Short exercise:
Leave out the pictures, and retype only the lines from the beginning of the material through the line that contains "7.0, 3.3, 2.2, 1.8]", including both.

Dataset excerpt:
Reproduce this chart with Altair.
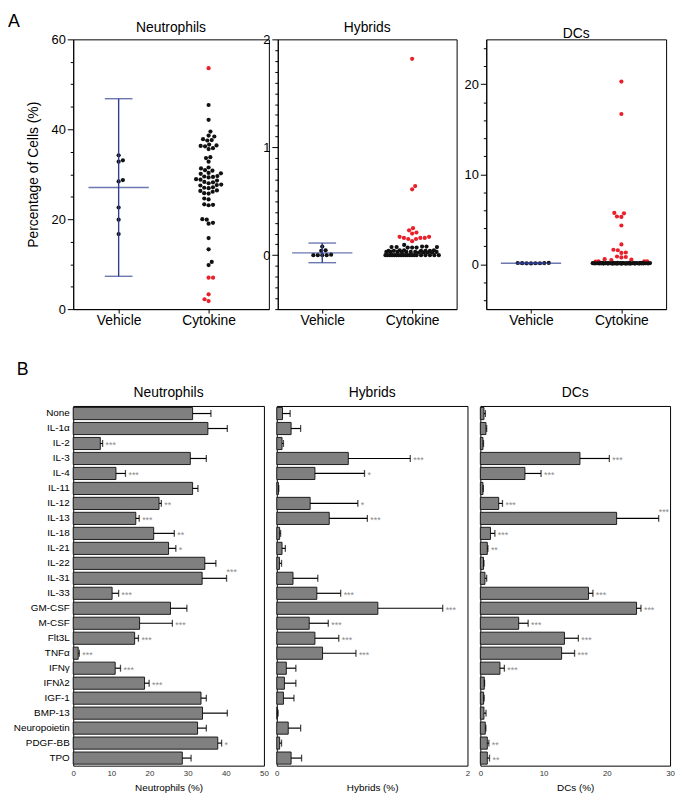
import json
import numpy as np
import pandas as pd
import altair as alt

FONT = "Liberation Sans"

# ---------------- Panel A data (percentage of cells per sample) ----------------
groups = ["Vehicle", "Cytokine"]

neut_vehicle = [34.2, 33.1, 32.8, 28.7, 28.4, 22.6, 19.9, 16.7]
neut_cytokine = [53.6, 45.4, 42.1, 39.5, 38.6, 38.4, 37.8, 37.6, 37.5, 36.6, 36.4, 36.3,
                 36.2, 35.8, 35.6, 33.8, 33.6, 32.8, 31.5, 31.3, 30.9, 30.8, 30.3, 30.2,
                 30.1, 29.6, 29.5, 29.4, 29.3, 28.9, 28.8, 28.6, 28.3, 28.2, 28.0, 27.7,
                 27.6, 27.5, 27.1, 27.0, 26.9, 26.4, 26.3, 26.1, 25.8, 25.7, 24.6, 24.4,
                 23.3, 23.2, 23.1, 20.0, 19.9, 19.2, 19.0, 15.8, 13.3, 10.5, 9.8, 7.0,
                 7.0, 3.3, 2.2, 1.8]

hyb_vehicle = [0.08, 0.045, 0.04, 0.005, 0.0, 0.0, 0.0, 0.0]
hyb_cytokine = [1.82, 0.64, 0.61, 0.25, 0.23, 0.21, 0.20, 0.17, 0.17, 0.16, 0.16, 0.16,
                0.15, 0.15, 0.13, 0.095, 0.08, 0.075, 0.075, 0.07, 0.07, 0.07, 0.075,
                0.08, 0.045, 0.04, 0.04, 0.04, 0.045, 0.04, 0.04, 0.045, 0.03, 0.03,
                0.025, 0.03, 0.025, 0.03, 0.03, 0.025, 0.03, 0.03, 0.025, 0.03,
                0.0, 0.0, 0.0, 0.0, 0.0, 0.0, 0.0, 0.0, 0.0, 0.0, 0.0, 0.0, 0.0, 0.0,
                0.0, 0.0, 0.0, 0.0, 0.0, 0.0]

dc_vehicle = [0.10, 0.12, 0.08, 0.10, 0.14, 0.09, 0.11, 0.13]
dc_cytokine = [20.3, 16.7, 5.7, 5.65, 5.3, 5.25, 4.3, 2.2, 1.6, 1.55, 1.3, 1.25, 0.85,
               0.8, 0.75, 0.55, 0.5, 0.45, 0.32, 0.3, 0.3, 0.28,
               0.05, 0.06, 0.07, 0.08, 0.09, 0.10, 0.11, 0.12, 0.13, 0.14, 0.15, 0.16,
               0.06, 0.07, 0.08, 0.09, 0.10, 0.11, 0.12, 0.13, 0.14, 0.15, 0.05, 0.08,
               0.10, 0.12, 0.09, 0.11, 0.07, 0.13, 0.06, 0.14, 0.10, 0.12, 0.08, 0.11,
               0.09, 0.15, 0.10, 0.07, 0.12, 0.13]

# ---------------- Panel B data (mean and SEM per cytokine) ----------------
cats = ["None", "IL-1α", "IL-2", "IL-3", "IL-4", "IL-11", "IL-12", "IL-13", "IL-18",
        "IL-21", "IL-22", "IL-31", "IL-33", "GM-CSF", "M-CSF", "Flt3L", "TNFα", "IFNγ",
        "IFNλ2", "IGF-1", "BMP-13", "Neuropoietin", "PDGF-BB", "TPO"]

neut_mean = [31.3, 35.3, 7.1, 30.7, 11.2, 31.3, 22.5, 16.4, 21.1, 25.0, 34.5, 33.8,
             10.2, 25.5, 17.4, 16.1, 1.3, 11.0, 18.7, 33.5, 33.9, 32.6, 37.9, 28.6]
neut_sem = [4.8, 5.1, 0.6, 4.2, 2.5, 1.4, 0.6, 0.9, 5.4, 1.9, 2.9, 6.4,
            1.7, 4.3, 8.6, 1.0, 0.3, 1.4, 1.2, 1.4, 6.5, 2.3, 1.0, 2.3]
neut_sig = ["", "", "***", "", "***", "", "**", "***", "**", "*", "", "***",
            "***", "", "***", "***", "***", "***", "***", "", "", "", "*", ""]

hyb_mean = [0.06, 0.15, 0.055, 0.75, 0.40, 0.017, 0.35, 0.55, 0.03, 0.055, 0.028, 0.17,
            0.42, 1.06, 0.34, 0.40, 0.48, 0.10, 0.08, 0.07, 0.007, 0.12, 0.03, 0.15]
hyb_sem = [0.08, 0.10, 0.015, 0.65, 0.52, 0.004, 0.50, 0.40, 0.01, 0.035, 0.022, 0.26,
           0.25, 0.68, 0.20, 0.25, 0.35, 0.10, 0.12, 0.11, 0.007, 0.13, 0.02, 0.11]
hyb_sig = ["", "", "", "***", "*", "", "*", "***", "", "", "", "",
           "***", "***", "***", "***", "***", "", "", "", "", "", "", ""]

dc_mean = [0.57, 0.88, 0.41, 15.75, 7.05, 0.41, 2.9, 21.55, 1.6, 1.1, 0.5, 0.73,
           17.1, 24.7, 6.06, 13.3, 12.85, 3.1, 0.62, 0.52, 0.57, 0.78, 1.1, 1.1]
dc_sem = [0.23, 0.12, 0.09, 4.65, 2.55, 0.06, 0.6, 6.65, 0.7, 0.1, 0.07, 0.27,
          0.7, 0.7, 1.5, 2.2, 2.05, 0.7, 0.05, 0.08, 0.33, 0.1, 0.25, 0.35]
dc_sig = ["", "", "", "***", "***", "", "***", "***", "***", "**", "", "",
          "***", "***", "***", "***", "***", "***", "", "", "", "", "**", "**"]

# significance labels drawn above the error bar instead of beside it
sig_above = {("Neutrophils", "IL-31"), ("DCs", "IL-13")}

# ---------------- styling ----------------
NAVY = "#2f3d8f"
RED = "#e8202a"
DOT = "#111111"
H_A = 273
H_B = 364
DOT_D = 4.5


def beeswarm(vals, px_per_unit, d, cap):
    ys = np.asarray(vals, float) * px_per_unit
    order = np.argsort(ys, kind="stable")
    xs = np.zeros(len(ys))
    placed = []
    for k, i in enumerate(order):
        y = ys[i]
        near = [(px, py) for px, py in placed if abs(py - y) < d]
        cands = [0.0]
        for px, py in near:
            dx = float(np.sqrt(d * d - (py - y) ** 2))
            cands += [px + dx, px - dx]

        def ok(c):
            return abs(c) <= cap + 1e-9 and all(
                (c - px) ** 2 + (y - py) ** 2 >= d * d - 1e-6 for px, py in near)

        good = [c for c in cands if ok(c)]
        sgn = 1 if k % 2 else -1
        if good:
            x = min(good, key=lambda c: (round(abs(c), 3), sgn * c))
        else:
            grid = np.linspace(-cap, cap, 121)
            score = [min(np.hypot(g - px, y - py) for px, py in near) for g in grid]
            x = float(grid[int(np.argmax(score))])
        xs[i] = x
        placed.append((x, y))
    return xs


def scatter_panel(name, vehicle, cytokine, ydom, major, minor, width, xdom, cap, ytitle):
    px_y = H_A / (ydom[1] - ydom[0])
    px_x = width / (xdom[1] - xdom[0])
    veh = np.array(vehicle, float)
    cyt = np.array(cytokine, float)
    m = veh.mean()
    s = veh.std(ddof=1)
    lo, hi = m - 3 * s, m + 3 * s
    rows = []
    for gi, vals in enumerate([veh, cyt]):
        offs = beeswarm(vals, px_y, DOT_D, cap)
        for v, o in zip(vals, offs):
            out = gi == 1 and (v > hi or v < lo)
            rows.append({"x": gi + o / px_x, "v": float(v), "flag": "out" if out else "in"})
    df = pd.DataFrame(rows)
    summ = pd.DataFrame([{"x": 0.0, "mean": m, "lo": lo, "hi": hi}])

    start = np.ceil(ydom[0] / minor - 1e-9) * minor
    ticks = [float(np.round(t, 6)) + 0.0
             for t in np.arange(start, ydom[1] + minor / 2, minor)]
    test = f"abs(datum.value/{major} - round(datum.value/{major})) < 0.001"

    yaxis = alt.Axis(values=ticks, tickCount=len(ticks) + 5,
                     labelExpr=f"({test}) ? format(round(datum.value), 'd') : ''",
                     tickSize={"condition": {"test": test, "value": 6}, "value": 3},
                     labelFontSize=13, labelPadding=2, labelOverlap=False,
                     grid=False, title=ytitle if ytitle else None, titleFontSize=14,
                     titleFontWeight="normal", titlePadding=11)
    xaxis = alt.Axis(values=[0, 1], tickCount=5,
                     labelExpr=f"{json.dumps(groups)}[datum.value]",
                     tickSize=4, labelFontSize=14, labelPadding=1, grid=False,
                     title=None, labelOverlap=False, labelFlush=False)
    xs = alt.Scale(domain=list(xdom), nice=False, zero=False)
    ysc = alt.Scale(domain=list(ydom), nice=False, zero=False)

    pts = alt.Chart(df).mark_circle(size=18, opacity=1).encode(
        x=alt.X("x:Q", scale=xs, axis=xaxis),
        y=alt.Y("v:Q", scale=ysc, axis=yaxis),
        color=alt.Color("flag:N", scale=alt.Scale(domain=["in", "out"], range=[DOT, RED]),
                        legend=None),
    )
    sb = alt.Chart(summ)
    mean_t = sb.mark_tick(orient="horizontal", size=61, thickness=1.4, color=NAVY).encode(
        x="x:Q", y="mean:Q")
    vline = sb.mark_rule(color=NAVY, strokeWidth=1.4).encode(x="x:Q", y="lo:Q", y2="hi:Q")
    cap_hi = sb.mark_tick(orient="horizontal", size=28, thickness=1.4, color=NAVY).encode(
        x="x:Q", y="hi:Q")
    cap_lo = sb.mark_tick(orient="horizontal", size=28, thickness=1.4, color=NAVY).encode(
        x="x:Q", y="lo:Q")
    return alt.layer(pts, mean_t, vline, cap_hi, cap_lo).properties(
        width=width, height=H_A,
        title=alt.TitleParams(name, fontSize=14, fontWeight="normal", offset=-2,
                              frame="group"))


def bar_panel(name, means, sems, sigs, xmax, step, width, show_y):
    df = pd.DataFrame({
        "cat": cats, "mean": means,
        "upper": [a + b for a, b in zip(means, sems)],
        "sig": sigs,
        "above": [1 if (name, c) in sig_above else 0 for c in cats],
    })
    base = alt.Chart(df)
    ysc = alt.Scale(paddingInner=0.19, paddingOuter=0.1)
    if show_y:
        yax = alt.Axis(labelFontSize=10, ticks=False, labelPadding=4, domain=False,
                       title=None)
    else:
        yax = None
    y = alt.Y("cat:N", sort=cats, scale=ysc, axis=yax, title=None)
    xsc = alt.Scale(domain=[0, xmax], nice=False, zero=True)
    xvals = list(range(0, xmax + 1, step))
    xax = alt.Axis(values=xvals, tickCount=len(xvals) + 5, format="d", ticks=False,
                   labelFontSize=8, labelColor="#333333", labelPadding=4, domain=False,
                   grid=False, labelOverlap=False, labelFlush=False,
                   title=f"{name} (%)", titleFontSize=10, titleFontWeight="normal",
                   titlePadding=5)
    bars = base.mark_bar(color="#808080", stroke="#1c1c1c", strokeWidth=1).encode(
        x=alt.X("mean:Q", scale=xsc, axis=xax), y=y)
    err = base.mark_rule(color="#000000", strokeWidth=1.2).encode(
        x="mean:Q", x2="upper:Q", y=y)
    capm = base.mark_tick(color="#000000", size=7, thickness=1.3).encode(x="upper:Q", y=y)
    t_side = base.transform_filter("datum.sig != '' && datum.above == 0").mark_text(
        align="left", baseline="middle", dx=3, dy=2, fontSize=9, color="#8a8a8a",
        font=FONT).encode(x="upper:Q", y=y, text="sig:N")
    t_up = base.transform_filter("datum.sig != '' && datum.above == 1").mark_text(
        align="left", baseline="middle", dx=0, dy=-6, fontSize=9, color="#8a8a8a",
        font=FONT).encode(x="upper:Q", y=y, text="sig:N")
    return alt.layer(bars, err, capm, t_side, t_up).properties(
        width=width, height=H_B,
        title=alt.TitleParams(name, fontSize=14, fontWeight="normal", offset=6))


nA = scatter_panel("Neutrophils", neut_vehicle, neut_cytokine, (0, 60), 20, 5, 198,
                   (-0.505, 1.67), 30, "Percentage of Cells (%)")
hA = scatter_panel("Hybrids", hyb_vehicle, hyb_cytokine, (-0.5, 2), 1, 0.1, 181,
                   (-0.495, 1.495), 27, None)
dA = scatter_panel("DCs", dc_vehicle, dc_cytokine, (-5, 25), 10, 2, 182,
                   (-0.495, 1.495), 29, None)

rowA = alt.hconcat(
    alt.hconcat(nA, hA, spacing=9, bounds="flush"), dA, spacing=6,
    title=alt.TitleParams("A", orient="left", anchor="end", angle=0, baseline="top",
                          align="left", fontSize=18, fontWeight="normal", offset=6,
                          dy=-8))

nB = bar_panel("Neutrophils", neut_mean, neut_sem, neut_sig, 50, 10, 193, True)
hB = bar_panel("Hybrids", hyb_mean, hyb_sem, hyb_sig, 2, 1, 193, False)
dB = bar_panel("DCs", dc_mean, dc_sem, dc_sig, 30, 10, 192, False)

rowB = alt.hconcat(nB, hB, dB, spacing=13, bounds="flush",
                   title=alt.TitleParams("B", anchor="start", fontSize=18,
                                         fontWeight="normal", offset=7, dx=4))

chart = alt.vconcat(rowA, rowB, spacing=32).properties(padding=0).configure(
    font=FONT
).configure_view(stroke="#000000", strokeWidth=1).configure_axis(
    labelFont=FONT, titleFont=FONT, labelColor="#000000", titleColor="#000000",
    domainColor="#000000", tickColor="#000000", domainWidth=1, tickWidth=1
).configure_title(font=FONT, color="#000000")

chart.save("out.html", embed_options={"renderer": "svg", "actions": False})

Worked solution:
Reproduce this chart with Altair.
import json
import numpy as np
import pandas as pd
import altair as alt

FONT = "Liberation Sans"

# ---------------- Panel A data (percentage of cells per sample) ----------------
groups = ["Vehicle", "Cytokine"]

neut_vehicle = [34.2, 33.1, 32.8, 28.7, 28.4, 22.6, 19.9, 16.7]
neut_cytokine = [53.6, 45.4, 42.1, 39.5, 38.6, 38.4, 37.8, 37.6, 37.5, 36.6, 36.4, 36.3,
                 36.2, 35.8, 35.6, 33.8, 33.6, 32.8, 31.5, 31.3, 30.9, 30.8, 30.3, 30.2,
                 30.1, 29.6, 29.5, 29.4, 29.3, 28.9, 28.8, 28.6, 28.3, 28.2, 28.0, 27.7,
                 27.6, 27.5, 27.1, 27.0, 26.9, 26.4, 26.3, 26.1, 25.8, 25.7, 24.6, 24.4,
                 23.3, 23.2, 23.1, 20.0, 19.9, 19.2, 19.0, 15.8, 13.3, 10.5, 9.8, 7.0,
                 7.0, 3.3, 2.2, 1.8]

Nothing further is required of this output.